Building a Global Climate Change Alliance between the European Union and poor developing countries most vulnerable to climate change


Building a Global Climate Change Alliance between the European Union and poor developing countries most vulnerable to climate change


Scientific data analysed by the Intergovernmental Panel on Climate Change (IPCC)[1] provide the international community with three alarming conclusions: firstly, climate change is happening; secondly, the recent acceleration in climate change is the result of human activity leading to the emission of greenhouse gases (GHG) into the atmosphere; and thirdly, most regions in the world, and especially those in the developing world, will be increasingly affected by climate change.

The European Union (EU) has taken a leadership role in promoting international action to tackle climate change. In March 2007 EU Heads of State and Government put forward proposals for a global and comprehensive post-2012 climate change agreement to limit global warming to 2°C above pre-industrial levels, and committing to significant cuts in the EU's GHG emissions, even in the absence of an international agreement.[2] The EU, as the largest provider of Official Development Assistance (ODA), has also taken a lead role in international development efforts, as reflected in the “European Consensus”[3], in ambitious ODA commitments and in the promotion of aid effectiveness and coherence. Although the EU already highlighted the strong links between climate change and poverty in 2003,[4] the urgency and magnitude of the challenge calls for a more collective initiative to match Europe’s responsibility and commitment in the fight against poverty.

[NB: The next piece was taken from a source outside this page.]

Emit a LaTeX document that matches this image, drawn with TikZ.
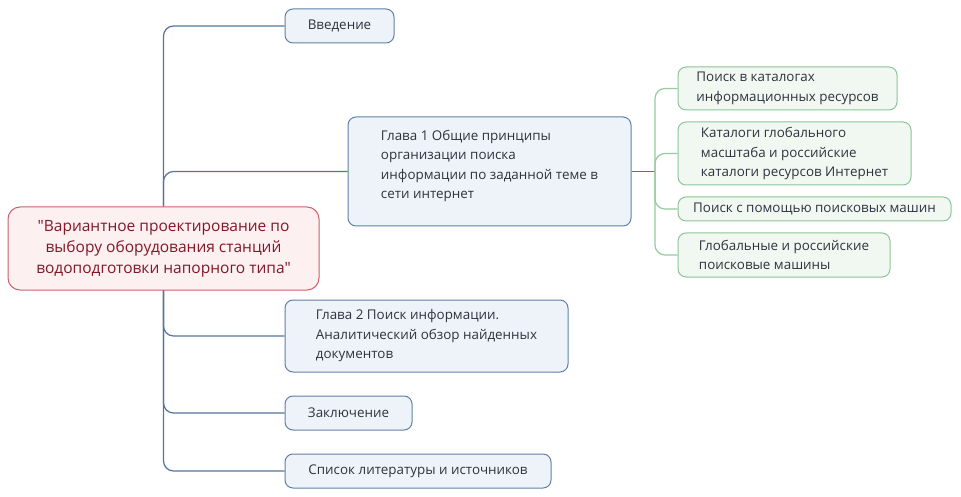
\documentclass[tikz,border=0pt]{standalone}
\usepackage{fontspec}
\setmainfont{Open Sans}[Ligatures=TeXOff]
\usetikzlibrary{positioning}
\definecolor{bluebd}{RGB}{96,128,166}
\definecolor{bluefill}{RGB}{238,243,250}
\definecolor{blueline}{RGB}{84,116,156}
\definecolor{rootbd}{RGB}{204,96,108}
\definecolor{rootfill}{RGB}{252,240,241}
\definecolor{roottext}{RGB}{130,24,40}
\definecolor{greenbd}{RGB}{140,196,152}
\definecolor{greenfill}{RGB}{240,248,241}
\definecolor{greenline}{RGB}{150,202,160}
\definecolor{txt}{RGB}{45,52,62}
\tikzset{
  base/.style={rounded corners=8pt, line width=1pt, inner sep=0pt, align=left, text=txt,
    font=\fontsize{13.4}{19.5}\selectfont},
  bluebox/.style={base, draw=bluebd, fill=bluefill},
  greenbox/.style={base, draw=greenbd, fill=greenfill},
  rootbox/.style={base, rounded corners=12pt, draw=rootbd, fill=rootfill, text=roottext, align=center,
    font=\fontsize{15.5}{21}\selectfont},
  conn/.style={draw=blueline, line width=1.2pt, rounded corners=10pt},
  gconn/.style={draw=greenline, line width=1.2pt, rounded corners=10pt},
}
\begin{document}
\begin{tikzpicture}[x=1pt,y=-1pt]
\useasboundingbox (0,0) rectangle (961,497);
\node[rootbox, minimum width=311pt, minimum height=83pt] (root) at (163.5,248.5)
  {"Вариантное проектирование по\\выбору оборудования станций\\водоподготовки напорного типа"};
\node[bluebox, minimum width=109pt, minimum height=34pt] (intro) at (339.5,26) {Введение};
\node[bluebox, minimum width=283pt, minimum height=109pt] (ch1) at (489.5,171.5)
  {Глава 1 Общие принципы\\организации поиска\\информации по заданной теме в\\сети интернет\\[-5pt]\mbox{}};
\node[bluebox, minimum width=283pt, minimum height=72pt] (ch2) at (426.5,336)
  {Глава 2 Поиск информации.\\Аналитический обзор найденных\\документов};
\node[bluebox, minimum width=127pt, minimum height=34pt] (concl) at (348.5,413) {Заключение};
\node[bluebox, minimum width=266pt, minimum height=34pt] (lit) at (418,471) {Список литературы и источников};
\node[greenbox, minimum width=219pt, minimum height=43pt] (g1) at (787.5,88.5)
  {Поиск в каталогах\\информационных ресурсов};
\node[greenbox, minimum width=233pt, minimum height=63pt] (g2) at (794.5,153.5)
  {Каталоги глобального\\масштаба и российские\\каталоги ресурсов Интернет};
\node[greenbox, minimum width=273pt, minimum height=24pt] (g3) at (814.5,209)
  {Поиск с помощью поисковых машин};
\node[greenbox, minimum width=212pt, minimum height=44pt] (g4) at (784,255)
  {Глобальные и российские\\поисковые машины};
\coordinate (gj) at (655,171.5);
\draw[conn] (root.north) |- (intro.west);
\draw[conn] (root.north) |- (ch1.west);
\draw[conn] (root.south) |- (ch2.west);
\draw[conn] (root.south) |- (concl.west);
\draw[conn] (root.south) |- (lit.west);
\draw[conn] (ch1.east) -- (gj);
\draw[gconn] (gj) |- (g1.west);
\draw[gconn] (gj) |- (g2.west);
\draw[gconn] (gj) |- (g3.west);
\draw[gconn] (gj) |- (g4.west);
\end{tikzpicture}
\end{document}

Projections of the effects of climate change show that the Least Developed Countries (LDCs) and Small Island Developing States (SIDS) will be hit earliest and hardest. Moreover, these countries have the fewest resources to prepare for these alterations, and to adapt their way of life. Climate change is therefore likely to further delay the achievement of the Millennium Development Goals (MDGs) in many of these countries.

This Communication proposes to establish a Global Climate Change Alliance (GCCA) between the EU and poor developing countries most vulnerable to climate change, in particular the LDCs and SIDS, and outlines the objectives and functioning of the initiative.[5] The Alliance will provide for a platform for dialogue and exchange as well as practical cooperation to tackle the combined challenge of the fight against poverty and climate change, in support of the international negotiations on a post-2012 climate change agreement and the adoption of effective action at national level.

This Alliance needs to be backed by a strong commitment from the EU to increase financial support for adaptation measures in LDCs and SIDS, and mitigation efforts which benefit these countries' poverty reduction agenda. The Alliance will constitute a key element of the EU's collective external action in the area of climate change, and will complement and reinforce other dialogues and cooperation activities.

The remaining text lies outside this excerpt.